7th Mayor of Murray, Utah
- In office January 1912 – January 1916
- Preceded by: Phillip Bentz
- Succeeded by: James W. McHenry

Personal details
- Born: September 1, 1865 Windsor, Ontario, Canada
- Died: February 1, 1944 (aged 79) Long Beach, California
- Party: Socialist
- Spouse: Elizabeth Huscher
- Children: 2

= George Huscher =

American politician

George Albert Huscher was elected mayor of Murray, Utah from 1912 and re-elected in 1914. He ran for the statewide office of Secretary of State in 1916 but was defeated. He remains to date the Socialist party’s highest elected official in Utah. Murray had a huge labor and union population that was affiliated with the many smelter operations in the area, which backed Murray’s Socialist party over the competing Citizen’s party. Huscher’s victory caused a two-day celebration, including a parade and bonfires that was finally put to an end by the city marshal.
Huscher was born in Windsor, Ontario Canada.

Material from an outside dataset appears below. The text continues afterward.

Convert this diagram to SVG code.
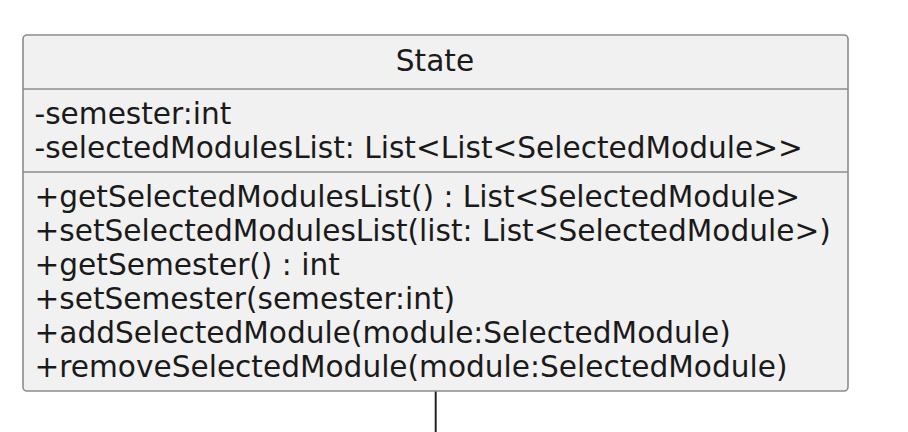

He came to Murray in 1900 and owned the Murray City Pharmacy until 1920 when he moved to California. He was a member of the Fraternal Order of Eagles.

During his tenure he started the present Murray City Power Department was instrumental in developing the cities municipal power plant despite the fact that he was faced with powerful opposition in its creation. He would retire from public life and moved to Long Beach, California, where he died in 1944.